Below are the records; extract from them the line containing "Reproduce this chart with matplotlib." to the line containing "plt.rcParams['axes.formatter.use_mathtext'] = True", both lines included, exactly and with no pictures.

--- begin ---

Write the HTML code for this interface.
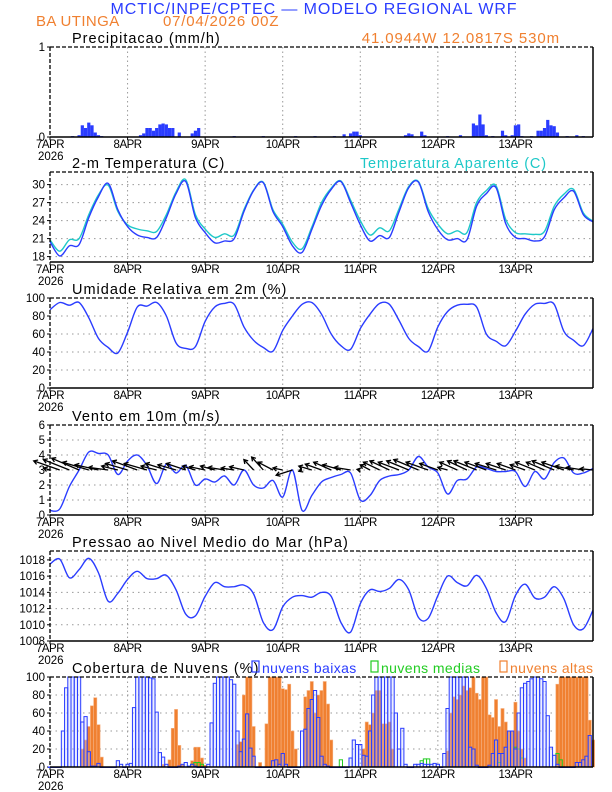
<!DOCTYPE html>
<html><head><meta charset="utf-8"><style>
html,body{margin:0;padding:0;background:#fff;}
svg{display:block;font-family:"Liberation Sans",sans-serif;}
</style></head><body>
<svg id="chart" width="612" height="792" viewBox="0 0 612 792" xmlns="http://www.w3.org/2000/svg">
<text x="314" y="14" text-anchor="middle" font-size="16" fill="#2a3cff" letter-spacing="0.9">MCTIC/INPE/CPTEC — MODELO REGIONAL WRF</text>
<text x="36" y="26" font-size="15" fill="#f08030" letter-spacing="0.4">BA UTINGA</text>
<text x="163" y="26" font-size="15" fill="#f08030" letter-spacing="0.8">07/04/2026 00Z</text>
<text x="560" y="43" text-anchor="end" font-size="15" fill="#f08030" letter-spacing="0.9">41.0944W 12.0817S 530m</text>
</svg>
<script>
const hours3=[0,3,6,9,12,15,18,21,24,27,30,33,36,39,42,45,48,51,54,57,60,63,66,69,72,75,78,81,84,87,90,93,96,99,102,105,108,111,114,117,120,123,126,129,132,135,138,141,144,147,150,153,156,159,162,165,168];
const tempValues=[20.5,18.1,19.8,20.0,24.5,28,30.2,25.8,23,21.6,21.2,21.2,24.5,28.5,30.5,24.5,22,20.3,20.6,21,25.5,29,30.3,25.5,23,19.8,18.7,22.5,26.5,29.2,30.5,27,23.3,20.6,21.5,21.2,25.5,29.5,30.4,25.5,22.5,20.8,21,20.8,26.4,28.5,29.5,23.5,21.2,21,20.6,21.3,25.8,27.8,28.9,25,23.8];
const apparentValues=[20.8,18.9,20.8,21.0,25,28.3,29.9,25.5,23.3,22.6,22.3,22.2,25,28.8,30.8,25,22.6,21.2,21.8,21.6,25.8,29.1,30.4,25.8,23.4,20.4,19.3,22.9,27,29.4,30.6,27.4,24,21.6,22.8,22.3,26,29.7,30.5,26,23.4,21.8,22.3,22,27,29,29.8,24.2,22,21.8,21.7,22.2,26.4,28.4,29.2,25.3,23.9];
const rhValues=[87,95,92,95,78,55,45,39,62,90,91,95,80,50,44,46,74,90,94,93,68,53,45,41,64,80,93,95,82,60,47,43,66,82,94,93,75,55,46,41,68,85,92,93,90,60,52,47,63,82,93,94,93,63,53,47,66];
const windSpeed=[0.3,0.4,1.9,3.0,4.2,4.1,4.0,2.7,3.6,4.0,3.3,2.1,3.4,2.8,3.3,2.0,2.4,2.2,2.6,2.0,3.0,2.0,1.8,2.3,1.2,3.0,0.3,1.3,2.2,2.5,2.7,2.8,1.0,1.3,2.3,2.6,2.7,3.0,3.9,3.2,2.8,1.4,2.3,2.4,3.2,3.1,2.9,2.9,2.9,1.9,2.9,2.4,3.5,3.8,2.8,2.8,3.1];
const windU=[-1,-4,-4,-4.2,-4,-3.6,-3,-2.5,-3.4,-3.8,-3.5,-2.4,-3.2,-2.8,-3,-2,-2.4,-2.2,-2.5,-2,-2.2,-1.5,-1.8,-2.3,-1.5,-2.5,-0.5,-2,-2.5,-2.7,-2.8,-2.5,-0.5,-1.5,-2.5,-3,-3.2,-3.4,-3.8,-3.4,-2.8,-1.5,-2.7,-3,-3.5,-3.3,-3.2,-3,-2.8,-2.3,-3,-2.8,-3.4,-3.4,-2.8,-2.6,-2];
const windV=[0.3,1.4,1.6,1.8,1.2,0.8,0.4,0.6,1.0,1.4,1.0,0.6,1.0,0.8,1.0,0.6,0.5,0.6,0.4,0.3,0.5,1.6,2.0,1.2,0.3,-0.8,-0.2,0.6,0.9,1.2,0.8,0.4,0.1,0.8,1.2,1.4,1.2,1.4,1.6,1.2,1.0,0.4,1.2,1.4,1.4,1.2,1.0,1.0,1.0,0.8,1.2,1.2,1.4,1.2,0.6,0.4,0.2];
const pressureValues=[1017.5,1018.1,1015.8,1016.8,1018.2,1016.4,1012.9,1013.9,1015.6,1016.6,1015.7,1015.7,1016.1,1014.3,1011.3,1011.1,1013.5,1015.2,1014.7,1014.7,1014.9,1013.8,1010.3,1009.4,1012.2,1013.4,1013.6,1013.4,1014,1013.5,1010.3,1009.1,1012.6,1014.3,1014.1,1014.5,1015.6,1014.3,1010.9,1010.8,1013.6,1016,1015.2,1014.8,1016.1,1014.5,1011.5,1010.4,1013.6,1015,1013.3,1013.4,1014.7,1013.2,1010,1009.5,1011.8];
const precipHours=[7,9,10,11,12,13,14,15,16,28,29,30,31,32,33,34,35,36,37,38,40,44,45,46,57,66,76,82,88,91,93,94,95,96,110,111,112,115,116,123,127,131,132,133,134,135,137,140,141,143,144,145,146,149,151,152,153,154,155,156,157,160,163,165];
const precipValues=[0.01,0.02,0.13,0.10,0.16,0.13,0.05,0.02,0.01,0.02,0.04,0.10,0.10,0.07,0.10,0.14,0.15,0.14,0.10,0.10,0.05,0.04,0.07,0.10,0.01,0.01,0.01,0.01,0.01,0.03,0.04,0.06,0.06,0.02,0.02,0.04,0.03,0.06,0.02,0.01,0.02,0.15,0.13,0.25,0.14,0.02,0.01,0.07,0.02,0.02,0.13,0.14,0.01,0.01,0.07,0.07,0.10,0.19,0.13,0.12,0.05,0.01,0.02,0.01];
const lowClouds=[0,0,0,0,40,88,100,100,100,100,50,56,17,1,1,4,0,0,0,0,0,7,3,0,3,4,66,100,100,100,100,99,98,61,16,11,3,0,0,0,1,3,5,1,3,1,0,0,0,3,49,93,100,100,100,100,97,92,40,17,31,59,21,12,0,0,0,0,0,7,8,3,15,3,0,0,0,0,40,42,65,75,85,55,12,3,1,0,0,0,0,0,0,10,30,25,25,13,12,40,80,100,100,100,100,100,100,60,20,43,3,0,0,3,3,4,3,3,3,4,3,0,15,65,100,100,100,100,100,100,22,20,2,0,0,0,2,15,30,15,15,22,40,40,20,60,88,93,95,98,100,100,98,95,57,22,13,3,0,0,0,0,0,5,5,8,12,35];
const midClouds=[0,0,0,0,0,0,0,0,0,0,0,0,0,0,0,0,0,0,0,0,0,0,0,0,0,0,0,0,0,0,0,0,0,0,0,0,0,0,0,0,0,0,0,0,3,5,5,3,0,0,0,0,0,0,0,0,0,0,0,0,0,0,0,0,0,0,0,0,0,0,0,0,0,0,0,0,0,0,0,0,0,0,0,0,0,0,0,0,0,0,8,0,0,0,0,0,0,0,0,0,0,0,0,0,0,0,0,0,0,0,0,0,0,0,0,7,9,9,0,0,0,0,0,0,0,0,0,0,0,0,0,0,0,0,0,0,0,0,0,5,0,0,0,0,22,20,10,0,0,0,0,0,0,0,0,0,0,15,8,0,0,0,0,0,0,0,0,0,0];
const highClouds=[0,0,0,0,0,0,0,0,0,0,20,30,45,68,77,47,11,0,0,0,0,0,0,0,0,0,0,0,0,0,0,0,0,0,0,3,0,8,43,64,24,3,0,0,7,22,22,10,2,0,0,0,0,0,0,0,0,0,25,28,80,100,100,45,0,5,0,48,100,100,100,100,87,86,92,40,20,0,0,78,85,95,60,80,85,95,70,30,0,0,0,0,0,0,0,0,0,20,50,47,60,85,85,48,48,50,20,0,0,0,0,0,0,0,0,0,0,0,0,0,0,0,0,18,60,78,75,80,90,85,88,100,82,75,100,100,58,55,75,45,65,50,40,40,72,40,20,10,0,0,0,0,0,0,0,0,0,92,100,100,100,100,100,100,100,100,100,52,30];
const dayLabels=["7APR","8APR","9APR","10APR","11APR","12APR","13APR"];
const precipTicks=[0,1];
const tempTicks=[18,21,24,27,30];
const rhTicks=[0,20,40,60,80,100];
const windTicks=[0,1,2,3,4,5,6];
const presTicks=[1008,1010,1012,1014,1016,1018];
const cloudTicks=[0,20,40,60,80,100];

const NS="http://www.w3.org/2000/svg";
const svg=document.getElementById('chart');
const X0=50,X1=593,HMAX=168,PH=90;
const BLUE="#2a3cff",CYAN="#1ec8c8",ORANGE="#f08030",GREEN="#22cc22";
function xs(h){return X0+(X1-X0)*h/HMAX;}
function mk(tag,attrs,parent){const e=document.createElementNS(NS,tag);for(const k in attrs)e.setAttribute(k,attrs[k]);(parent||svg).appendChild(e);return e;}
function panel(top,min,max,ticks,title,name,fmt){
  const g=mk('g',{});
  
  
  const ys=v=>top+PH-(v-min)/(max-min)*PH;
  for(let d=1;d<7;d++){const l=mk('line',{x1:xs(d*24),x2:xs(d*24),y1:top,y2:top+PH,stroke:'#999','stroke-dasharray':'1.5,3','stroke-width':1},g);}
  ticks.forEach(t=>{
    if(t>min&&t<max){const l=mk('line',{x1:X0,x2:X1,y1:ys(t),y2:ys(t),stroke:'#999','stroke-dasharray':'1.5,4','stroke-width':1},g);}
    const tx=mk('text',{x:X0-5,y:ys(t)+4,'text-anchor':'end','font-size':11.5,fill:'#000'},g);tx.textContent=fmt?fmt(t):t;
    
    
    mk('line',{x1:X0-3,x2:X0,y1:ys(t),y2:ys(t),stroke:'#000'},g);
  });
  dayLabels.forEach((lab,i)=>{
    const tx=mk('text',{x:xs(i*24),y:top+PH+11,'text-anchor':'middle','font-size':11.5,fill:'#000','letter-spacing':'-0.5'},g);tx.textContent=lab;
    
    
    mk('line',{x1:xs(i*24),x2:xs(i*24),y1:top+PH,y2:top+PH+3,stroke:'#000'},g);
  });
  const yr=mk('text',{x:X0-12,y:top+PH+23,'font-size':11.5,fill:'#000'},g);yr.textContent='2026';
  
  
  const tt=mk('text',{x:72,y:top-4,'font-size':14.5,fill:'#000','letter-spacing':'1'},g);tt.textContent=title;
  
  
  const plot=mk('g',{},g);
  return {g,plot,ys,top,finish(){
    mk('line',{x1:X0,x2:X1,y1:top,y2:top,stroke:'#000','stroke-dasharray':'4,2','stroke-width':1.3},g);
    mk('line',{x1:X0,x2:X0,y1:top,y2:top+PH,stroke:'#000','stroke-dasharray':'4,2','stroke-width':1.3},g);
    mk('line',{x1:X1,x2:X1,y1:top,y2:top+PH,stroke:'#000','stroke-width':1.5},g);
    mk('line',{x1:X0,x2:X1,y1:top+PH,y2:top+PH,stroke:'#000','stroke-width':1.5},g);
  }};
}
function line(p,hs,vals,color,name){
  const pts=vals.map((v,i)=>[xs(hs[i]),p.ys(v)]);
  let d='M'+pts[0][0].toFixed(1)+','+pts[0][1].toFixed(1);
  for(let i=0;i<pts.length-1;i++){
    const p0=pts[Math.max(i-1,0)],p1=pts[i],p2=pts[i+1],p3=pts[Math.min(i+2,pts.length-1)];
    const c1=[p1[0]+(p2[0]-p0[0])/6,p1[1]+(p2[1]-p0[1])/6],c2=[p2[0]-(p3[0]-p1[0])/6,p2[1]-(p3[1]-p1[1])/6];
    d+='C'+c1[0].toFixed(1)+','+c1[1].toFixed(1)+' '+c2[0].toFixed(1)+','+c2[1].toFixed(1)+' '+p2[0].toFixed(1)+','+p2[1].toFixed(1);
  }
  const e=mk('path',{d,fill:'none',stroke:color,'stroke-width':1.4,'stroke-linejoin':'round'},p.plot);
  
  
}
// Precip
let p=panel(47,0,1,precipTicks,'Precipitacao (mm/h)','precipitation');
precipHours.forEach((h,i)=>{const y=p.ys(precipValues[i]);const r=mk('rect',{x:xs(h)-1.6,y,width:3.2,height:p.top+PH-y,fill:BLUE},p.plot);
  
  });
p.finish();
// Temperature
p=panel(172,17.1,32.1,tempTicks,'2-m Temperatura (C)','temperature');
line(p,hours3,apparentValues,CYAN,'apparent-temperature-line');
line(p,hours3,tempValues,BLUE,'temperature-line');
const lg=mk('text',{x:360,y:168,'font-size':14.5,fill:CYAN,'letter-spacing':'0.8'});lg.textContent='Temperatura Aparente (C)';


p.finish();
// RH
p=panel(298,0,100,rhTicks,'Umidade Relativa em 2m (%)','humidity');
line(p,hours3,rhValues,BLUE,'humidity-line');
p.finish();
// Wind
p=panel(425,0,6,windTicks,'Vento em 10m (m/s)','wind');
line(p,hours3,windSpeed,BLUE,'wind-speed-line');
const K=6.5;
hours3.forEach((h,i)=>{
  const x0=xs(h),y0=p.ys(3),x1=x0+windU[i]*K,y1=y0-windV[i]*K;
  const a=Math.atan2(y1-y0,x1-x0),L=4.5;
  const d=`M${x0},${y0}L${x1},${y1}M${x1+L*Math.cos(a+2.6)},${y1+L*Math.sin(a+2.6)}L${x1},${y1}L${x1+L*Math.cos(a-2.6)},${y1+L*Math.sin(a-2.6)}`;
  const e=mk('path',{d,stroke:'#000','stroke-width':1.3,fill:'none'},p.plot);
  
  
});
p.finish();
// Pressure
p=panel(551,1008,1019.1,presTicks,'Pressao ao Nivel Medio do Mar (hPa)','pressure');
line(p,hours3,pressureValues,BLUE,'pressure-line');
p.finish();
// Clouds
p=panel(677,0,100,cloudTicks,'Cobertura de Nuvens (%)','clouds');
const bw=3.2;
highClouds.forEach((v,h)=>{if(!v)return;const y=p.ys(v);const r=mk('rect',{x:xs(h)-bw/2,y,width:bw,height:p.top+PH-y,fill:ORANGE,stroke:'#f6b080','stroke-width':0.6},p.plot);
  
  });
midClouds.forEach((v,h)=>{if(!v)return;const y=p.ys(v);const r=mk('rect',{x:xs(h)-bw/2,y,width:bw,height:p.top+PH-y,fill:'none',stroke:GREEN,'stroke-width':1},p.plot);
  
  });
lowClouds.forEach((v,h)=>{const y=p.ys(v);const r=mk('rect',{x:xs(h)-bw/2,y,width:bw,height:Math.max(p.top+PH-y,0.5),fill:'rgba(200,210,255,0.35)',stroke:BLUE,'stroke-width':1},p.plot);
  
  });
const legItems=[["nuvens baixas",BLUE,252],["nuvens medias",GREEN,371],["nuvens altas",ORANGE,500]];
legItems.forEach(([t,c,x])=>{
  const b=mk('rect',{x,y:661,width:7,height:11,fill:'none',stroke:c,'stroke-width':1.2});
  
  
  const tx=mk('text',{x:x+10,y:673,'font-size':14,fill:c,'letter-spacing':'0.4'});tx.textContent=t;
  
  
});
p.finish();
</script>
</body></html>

--- end ---
--- begin ---

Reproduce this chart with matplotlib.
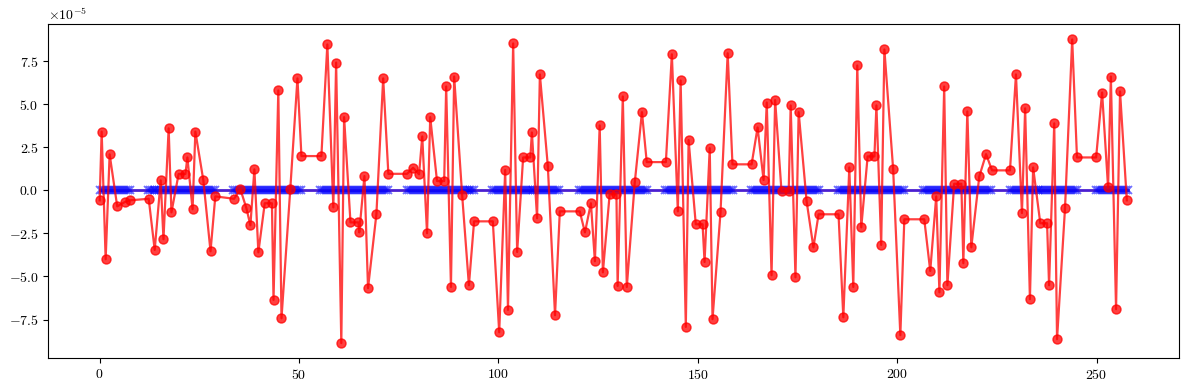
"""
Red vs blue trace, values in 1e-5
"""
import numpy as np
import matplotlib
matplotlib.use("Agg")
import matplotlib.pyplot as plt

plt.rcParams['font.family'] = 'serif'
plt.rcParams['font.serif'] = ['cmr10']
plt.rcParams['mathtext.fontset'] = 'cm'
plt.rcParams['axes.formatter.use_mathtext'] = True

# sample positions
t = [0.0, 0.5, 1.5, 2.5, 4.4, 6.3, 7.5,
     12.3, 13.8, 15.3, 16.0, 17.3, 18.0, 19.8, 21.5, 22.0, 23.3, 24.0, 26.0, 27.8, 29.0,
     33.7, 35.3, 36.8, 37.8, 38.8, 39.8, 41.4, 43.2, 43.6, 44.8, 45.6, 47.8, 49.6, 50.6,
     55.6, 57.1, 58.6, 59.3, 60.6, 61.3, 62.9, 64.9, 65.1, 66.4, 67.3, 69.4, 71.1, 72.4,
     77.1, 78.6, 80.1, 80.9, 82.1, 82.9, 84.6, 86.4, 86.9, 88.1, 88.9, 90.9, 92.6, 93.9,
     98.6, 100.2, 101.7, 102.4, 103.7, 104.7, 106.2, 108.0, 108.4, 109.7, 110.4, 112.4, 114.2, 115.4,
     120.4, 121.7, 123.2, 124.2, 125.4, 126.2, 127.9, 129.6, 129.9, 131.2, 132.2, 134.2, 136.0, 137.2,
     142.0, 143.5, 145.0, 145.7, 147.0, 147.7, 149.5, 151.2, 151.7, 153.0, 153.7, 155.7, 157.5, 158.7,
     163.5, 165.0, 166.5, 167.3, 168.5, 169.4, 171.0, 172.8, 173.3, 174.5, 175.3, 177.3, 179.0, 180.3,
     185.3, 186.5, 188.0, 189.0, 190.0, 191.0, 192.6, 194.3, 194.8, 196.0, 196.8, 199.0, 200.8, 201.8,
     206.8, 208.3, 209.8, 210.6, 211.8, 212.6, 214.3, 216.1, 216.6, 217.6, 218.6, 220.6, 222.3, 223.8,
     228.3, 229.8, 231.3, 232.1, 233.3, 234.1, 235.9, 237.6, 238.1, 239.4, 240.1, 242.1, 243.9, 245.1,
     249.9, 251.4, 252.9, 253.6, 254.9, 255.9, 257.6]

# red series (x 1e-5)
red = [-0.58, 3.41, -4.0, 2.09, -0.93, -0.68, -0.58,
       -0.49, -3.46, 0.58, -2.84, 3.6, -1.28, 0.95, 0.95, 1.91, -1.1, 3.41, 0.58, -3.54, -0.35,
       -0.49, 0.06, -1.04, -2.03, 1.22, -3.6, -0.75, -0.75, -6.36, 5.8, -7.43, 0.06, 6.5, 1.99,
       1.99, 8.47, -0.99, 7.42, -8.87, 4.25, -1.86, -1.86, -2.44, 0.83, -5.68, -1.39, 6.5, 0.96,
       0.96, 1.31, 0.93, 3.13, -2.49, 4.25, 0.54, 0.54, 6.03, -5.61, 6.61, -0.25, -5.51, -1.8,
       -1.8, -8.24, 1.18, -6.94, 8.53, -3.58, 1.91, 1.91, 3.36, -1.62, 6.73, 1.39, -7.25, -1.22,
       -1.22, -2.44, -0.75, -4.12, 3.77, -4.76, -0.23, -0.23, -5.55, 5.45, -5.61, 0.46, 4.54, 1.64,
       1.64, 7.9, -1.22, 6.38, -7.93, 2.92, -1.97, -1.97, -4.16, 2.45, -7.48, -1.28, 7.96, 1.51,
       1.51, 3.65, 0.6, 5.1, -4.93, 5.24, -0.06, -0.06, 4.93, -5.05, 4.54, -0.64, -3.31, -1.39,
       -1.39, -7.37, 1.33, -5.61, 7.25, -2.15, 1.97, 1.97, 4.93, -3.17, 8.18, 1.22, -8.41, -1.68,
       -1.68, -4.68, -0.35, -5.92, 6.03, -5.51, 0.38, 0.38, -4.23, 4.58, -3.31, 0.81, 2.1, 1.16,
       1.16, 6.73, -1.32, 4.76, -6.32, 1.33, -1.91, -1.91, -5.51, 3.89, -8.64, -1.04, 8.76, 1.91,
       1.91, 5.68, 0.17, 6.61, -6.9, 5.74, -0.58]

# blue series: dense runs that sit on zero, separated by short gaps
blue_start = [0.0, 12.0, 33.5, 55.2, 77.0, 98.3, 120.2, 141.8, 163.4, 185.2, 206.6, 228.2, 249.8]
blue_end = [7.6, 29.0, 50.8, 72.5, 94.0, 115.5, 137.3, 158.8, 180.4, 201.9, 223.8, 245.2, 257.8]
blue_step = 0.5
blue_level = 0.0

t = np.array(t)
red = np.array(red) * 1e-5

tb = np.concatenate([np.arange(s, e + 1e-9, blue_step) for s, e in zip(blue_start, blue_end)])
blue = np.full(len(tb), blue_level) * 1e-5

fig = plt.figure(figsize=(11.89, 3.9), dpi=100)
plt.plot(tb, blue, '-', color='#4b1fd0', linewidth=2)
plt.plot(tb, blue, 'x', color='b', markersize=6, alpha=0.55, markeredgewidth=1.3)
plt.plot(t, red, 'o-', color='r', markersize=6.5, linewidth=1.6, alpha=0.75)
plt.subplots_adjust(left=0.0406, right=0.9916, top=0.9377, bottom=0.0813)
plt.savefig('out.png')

--- end ---

## Result
Reproduce this chart with matplotlib.
"""
Red vs blue trace, values in 1e-5
"""
import numpy as np
import matplotlib
matplotlib.use("Agg")
import matplotlib.pyplot as plt

plt.rcParams['font.family'] = 'serif'
plt.rcParams['font.serif'] = ['cmr10']
plt.rcParams['mathtext.fontset'] = 'cm'
plt.rcParams['axes.formatter.use_mathtext'] = True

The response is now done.